Work to be completed: Copy exactly the lines from the line containing "What seaborn and" to the line containing "total = [104266.96, 104205.65, 108898.70, 107930.61, 111697.83]", both lines included, and omit any pictures.

#### Material shown

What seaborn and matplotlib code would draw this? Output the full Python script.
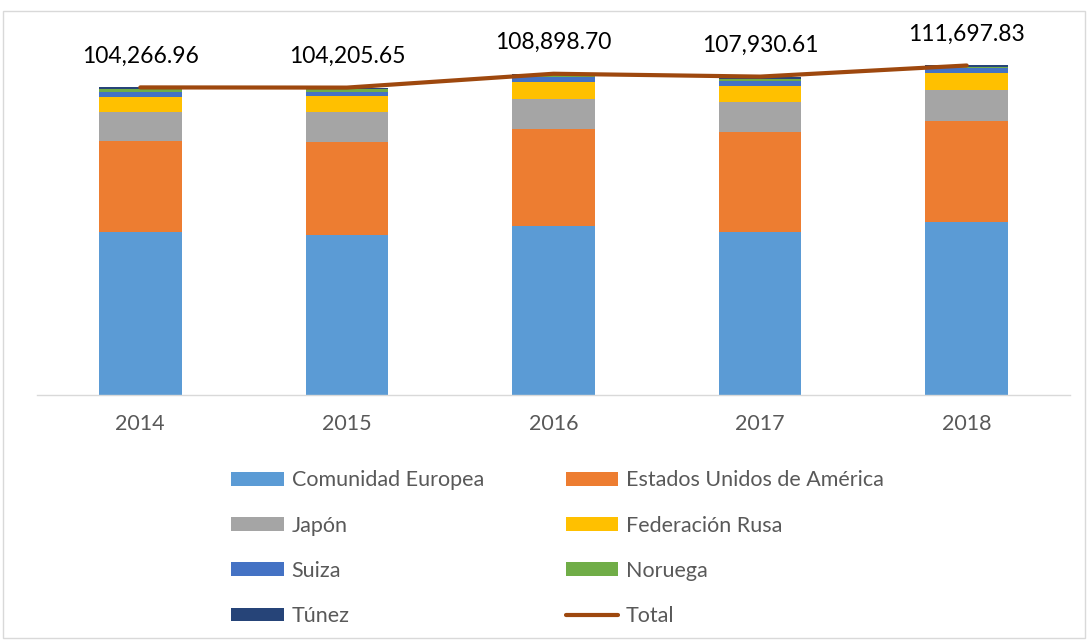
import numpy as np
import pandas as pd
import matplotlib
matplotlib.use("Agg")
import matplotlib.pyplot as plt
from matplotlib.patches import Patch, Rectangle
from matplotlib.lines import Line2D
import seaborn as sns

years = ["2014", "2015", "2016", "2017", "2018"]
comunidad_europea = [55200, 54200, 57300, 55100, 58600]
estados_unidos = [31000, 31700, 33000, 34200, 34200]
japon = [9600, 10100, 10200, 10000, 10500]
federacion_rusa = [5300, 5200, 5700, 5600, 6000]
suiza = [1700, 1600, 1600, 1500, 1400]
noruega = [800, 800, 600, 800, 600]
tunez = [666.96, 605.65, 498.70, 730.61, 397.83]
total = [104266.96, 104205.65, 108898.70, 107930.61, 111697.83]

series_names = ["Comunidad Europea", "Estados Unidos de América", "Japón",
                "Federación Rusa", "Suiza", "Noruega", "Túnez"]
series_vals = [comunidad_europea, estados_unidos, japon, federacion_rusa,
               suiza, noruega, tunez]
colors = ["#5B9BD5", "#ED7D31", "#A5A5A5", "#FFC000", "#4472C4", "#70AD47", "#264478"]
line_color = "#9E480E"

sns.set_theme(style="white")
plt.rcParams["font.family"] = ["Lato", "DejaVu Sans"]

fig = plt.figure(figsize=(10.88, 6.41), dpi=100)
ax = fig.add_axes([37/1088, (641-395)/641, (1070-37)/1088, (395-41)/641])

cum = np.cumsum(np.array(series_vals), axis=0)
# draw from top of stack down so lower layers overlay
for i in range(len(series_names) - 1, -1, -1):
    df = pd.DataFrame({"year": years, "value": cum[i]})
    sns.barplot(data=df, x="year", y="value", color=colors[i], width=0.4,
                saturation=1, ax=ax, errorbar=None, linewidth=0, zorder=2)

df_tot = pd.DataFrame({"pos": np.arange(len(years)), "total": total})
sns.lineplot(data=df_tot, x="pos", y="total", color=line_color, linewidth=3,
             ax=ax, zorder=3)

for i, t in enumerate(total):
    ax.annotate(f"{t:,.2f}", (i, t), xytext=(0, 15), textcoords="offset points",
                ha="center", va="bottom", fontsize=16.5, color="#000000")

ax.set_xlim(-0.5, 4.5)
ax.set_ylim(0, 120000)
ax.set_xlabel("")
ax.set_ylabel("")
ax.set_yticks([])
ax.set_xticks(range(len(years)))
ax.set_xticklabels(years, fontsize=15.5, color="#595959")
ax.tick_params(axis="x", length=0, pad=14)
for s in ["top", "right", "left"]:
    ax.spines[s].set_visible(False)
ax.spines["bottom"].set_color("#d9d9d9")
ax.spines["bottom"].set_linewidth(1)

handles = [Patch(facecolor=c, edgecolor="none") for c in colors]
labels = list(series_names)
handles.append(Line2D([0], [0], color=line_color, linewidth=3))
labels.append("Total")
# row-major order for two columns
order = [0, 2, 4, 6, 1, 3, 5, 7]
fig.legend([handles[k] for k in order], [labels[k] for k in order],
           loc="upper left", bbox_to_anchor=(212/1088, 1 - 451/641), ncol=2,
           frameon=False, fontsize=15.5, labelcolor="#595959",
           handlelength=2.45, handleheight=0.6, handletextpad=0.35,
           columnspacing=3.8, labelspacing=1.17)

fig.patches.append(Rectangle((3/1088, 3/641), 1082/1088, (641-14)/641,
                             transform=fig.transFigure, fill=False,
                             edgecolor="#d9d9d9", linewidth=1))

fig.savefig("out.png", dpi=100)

########
#### Material shown

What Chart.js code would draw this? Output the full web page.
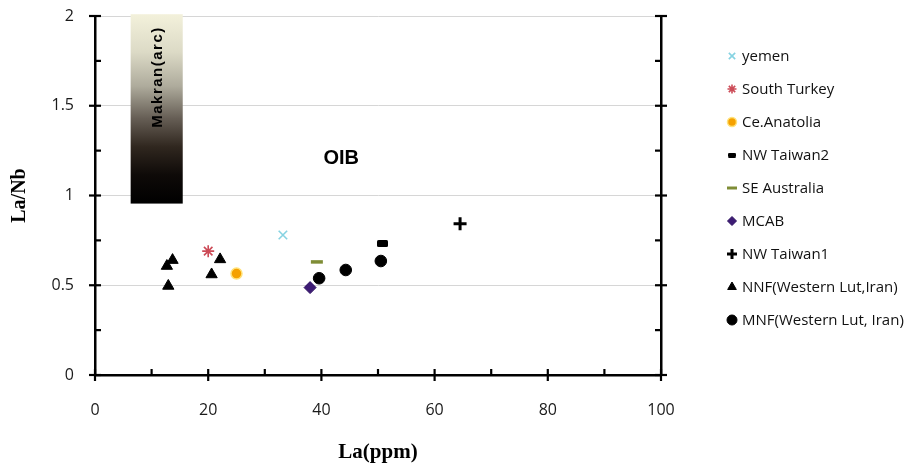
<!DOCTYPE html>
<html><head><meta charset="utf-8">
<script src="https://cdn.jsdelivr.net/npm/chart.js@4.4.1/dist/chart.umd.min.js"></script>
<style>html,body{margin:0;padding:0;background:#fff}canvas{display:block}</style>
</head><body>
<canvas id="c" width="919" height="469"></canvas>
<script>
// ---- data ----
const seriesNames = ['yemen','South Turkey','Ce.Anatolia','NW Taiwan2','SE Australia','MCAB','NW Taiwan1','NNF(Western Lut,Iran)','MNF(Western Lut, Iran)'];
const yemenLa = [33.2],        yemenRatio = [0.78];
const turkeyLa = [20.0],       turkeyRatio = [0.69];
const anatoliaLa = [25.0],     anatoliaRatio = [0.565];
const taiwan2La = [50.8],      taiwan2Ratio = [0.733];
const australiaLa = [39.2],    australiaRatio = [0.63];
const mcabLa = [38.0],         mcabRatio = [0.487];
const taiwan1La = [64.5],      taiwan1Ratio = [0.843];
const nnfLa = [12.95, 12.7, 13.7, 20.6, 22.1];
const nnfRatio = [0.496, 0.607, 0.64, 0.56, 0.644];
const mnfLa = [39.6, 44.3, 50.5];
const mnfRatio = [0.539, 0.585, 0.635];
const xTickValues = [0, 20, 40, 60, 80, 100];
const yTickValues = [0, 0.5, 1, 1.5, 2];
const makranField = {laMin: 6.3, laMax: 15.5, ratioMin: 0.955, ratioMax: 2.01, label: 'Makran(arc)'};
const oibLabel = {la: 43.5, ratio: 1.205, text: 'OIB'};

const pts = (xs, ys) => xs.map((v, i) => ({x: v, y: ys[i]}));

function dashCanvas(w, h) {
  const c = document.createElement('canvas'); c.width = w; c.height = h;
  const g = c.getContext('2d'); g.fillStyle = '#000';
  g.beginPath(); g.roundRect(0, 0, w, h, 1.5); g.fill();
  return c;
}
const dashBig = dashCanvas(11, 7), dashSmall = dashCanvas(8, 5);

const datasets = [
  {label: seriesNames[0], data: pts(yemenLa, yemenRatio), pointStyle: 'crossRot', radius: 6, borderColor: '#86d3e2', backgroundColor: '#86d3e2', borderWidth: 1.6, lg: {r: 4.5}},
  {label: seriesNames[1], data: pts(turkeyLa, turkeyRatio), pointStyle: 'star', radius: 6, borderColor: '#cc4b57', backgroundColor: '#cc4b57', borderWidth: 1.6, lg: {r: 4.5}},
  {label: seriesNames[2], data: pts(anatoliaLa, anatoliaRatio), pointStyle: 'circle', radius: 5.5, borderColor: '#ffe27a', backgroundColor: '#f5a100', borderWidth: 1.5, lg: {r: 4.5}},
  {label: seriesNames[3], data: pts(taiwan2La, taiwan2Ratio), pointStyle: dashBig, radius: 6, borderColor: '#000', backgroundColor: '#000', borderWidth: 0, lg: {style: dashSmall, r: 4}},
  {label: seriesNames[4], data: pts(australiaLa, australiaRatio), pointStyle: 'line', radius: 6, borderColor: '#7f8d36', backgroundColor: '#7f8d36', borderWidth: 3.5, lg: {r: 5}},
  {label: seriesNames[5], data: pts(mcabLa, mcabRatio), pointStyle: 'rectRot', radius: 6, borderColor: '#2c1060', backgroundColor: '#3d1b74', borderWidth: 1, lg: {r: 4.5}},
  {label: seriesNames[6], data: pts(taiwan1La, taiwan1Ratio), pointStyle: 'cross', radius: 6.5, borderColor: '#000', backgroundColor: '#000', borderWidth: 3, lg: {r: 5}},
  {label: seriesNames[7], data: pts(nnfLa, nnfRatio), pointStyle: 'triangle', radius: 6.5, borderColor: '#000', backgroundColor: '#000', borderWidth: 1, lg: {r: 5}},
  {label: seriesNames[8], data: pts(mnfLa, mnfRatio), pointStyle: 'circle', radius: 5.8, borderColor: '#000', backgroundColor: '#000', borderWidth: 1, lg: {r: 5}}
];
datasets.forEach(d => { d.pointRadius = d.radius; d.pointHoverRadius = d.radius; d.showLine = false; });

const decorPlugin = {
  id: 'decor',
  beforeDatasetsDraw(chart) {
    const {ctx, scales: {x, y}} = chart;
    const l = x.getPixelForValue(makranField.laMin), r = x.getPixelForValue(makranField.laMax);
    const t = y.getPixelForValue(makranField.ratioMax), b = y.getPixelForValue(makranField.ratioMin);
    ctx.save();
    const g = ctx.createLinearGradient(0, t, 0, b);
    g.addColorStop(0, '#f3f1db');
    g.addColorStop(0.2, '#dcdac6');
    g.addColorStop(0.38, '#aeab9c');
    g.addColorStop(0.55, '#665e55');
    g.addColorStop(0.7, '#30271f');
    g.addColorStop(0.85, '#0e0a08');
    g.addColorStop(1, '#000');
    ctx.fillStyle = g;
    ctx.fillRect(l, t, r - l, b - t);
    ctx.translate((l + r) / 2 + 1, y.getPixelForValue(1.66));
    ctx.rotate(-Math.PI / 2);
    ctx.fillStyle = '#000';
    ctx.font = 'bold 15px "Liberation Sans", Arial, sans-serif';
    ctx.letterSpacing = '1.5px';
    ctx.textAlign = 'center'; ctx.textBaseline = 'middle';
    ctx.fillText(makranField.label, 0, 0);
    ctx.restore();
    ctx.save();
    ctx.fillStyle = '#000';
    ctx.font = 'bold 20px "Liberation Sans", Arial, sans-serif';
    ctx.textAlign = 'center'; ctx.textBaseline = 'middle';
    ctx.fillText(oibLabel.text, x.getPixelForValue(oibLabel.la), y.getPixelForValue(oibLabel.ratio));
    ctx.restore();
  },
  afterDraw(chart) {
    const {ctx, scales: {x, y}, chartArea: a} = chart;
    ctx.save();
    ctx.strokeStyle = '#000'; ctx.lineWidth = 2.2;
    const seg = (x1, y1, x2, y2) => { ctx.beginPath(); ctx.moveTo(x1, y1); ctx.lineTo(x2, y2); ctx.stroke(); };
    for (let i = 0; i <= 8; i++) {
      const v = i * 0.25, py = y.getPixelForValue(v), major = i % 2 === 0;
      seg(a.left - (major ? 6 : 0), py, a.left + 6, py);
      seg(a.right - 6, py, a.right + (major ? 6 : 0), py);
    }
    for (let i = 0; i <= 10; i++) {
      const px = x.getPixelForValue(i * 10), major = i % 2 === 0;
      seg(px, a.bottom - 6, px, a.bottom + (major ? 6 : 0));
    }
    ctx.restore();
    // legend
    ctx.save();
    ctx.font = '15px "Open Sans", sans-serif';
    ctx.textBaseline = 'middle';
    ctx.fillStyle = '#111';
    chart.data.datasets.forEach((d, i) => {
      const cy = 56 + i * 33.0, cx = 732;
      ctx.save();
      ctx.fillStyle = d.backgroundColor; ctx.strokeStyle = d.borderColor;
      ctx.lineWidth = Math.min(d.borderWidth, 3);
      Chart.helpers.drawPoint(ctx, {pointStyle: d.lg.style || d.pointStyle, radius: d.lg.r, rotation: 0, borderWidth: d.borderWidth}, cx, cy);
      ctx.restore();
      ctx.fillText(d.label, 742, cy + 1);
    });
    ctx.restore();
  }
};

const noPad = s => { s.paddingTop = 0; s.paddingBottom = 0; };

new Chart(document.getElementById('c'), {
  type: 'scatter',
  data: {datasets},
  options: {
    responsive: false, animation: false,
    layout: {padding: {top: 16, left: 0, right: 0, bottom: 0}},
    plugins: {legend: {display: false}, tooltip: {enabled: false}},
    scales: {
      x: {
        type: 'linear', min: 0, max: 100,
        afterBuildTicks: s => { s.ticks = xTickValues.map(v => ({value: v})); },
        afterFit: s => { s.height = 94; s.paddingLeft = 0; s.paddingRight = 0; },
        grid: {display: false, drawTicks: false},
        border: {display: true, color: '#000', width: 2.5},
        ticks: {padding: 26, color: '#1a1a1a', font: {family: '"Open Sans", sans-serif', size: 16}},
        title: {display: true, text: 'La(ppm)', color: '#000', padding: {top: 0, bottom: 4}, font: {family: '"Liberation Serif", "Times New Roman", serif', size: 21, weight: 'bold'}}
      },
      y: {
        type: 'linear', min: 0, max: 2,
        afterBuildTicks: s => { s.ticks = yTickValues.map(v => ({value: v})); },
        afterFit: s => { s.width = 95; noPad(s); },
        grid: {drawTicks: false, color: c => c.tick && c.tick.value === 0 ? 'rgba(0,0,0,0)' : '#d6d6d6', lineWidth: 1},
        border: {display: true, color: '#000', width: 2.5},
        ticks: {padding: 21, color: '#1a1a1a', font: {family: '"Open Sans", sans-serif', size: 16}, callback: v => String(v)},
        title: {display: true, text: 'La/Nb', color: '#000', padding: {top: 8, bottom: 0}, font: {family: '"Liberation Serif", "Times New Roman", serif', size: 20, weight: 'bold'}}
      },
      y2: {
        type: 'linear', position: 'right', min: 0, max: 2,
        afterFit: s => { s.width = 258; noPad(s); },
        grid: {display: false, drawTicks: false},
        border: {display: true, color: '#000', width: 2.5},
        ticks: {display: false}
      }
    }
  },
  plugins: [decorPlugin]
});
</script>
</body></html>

########

Task output:
What seaborn and matplotlib code would draw this? Output the full Python script.
import numpy as np
import pandas as pd
import matplotlib
matplotlib.use("Agg")
import matplotlib.pyplot as plt
from matplotlib.patches import Patch, Rectangle
from matplotlib.lines import Line2D
import seaborn as sns

years = ["2014", "2015", "2016", "2017", "2018"]
comunidad_europea = [55200, 54200, 57300, 55100, 58600]
estados_unidos = [31000, 31700, 33000, 34200, 34200]
japon = [9600, 10100, 10200, 10000, 10500]
federacion_rusa = [5300, 5200, 5700, 5600, 6000]
suiza = [1700, 1600, 1600, 1500, 1400]
noruega = [800, 800, 600, 800, 600]
tunez = [666.96, 605.65, 498.70, 730.61, 397.83]
total = [104266.96, 104205.65, 108898.70, 107930.61, 111697.83]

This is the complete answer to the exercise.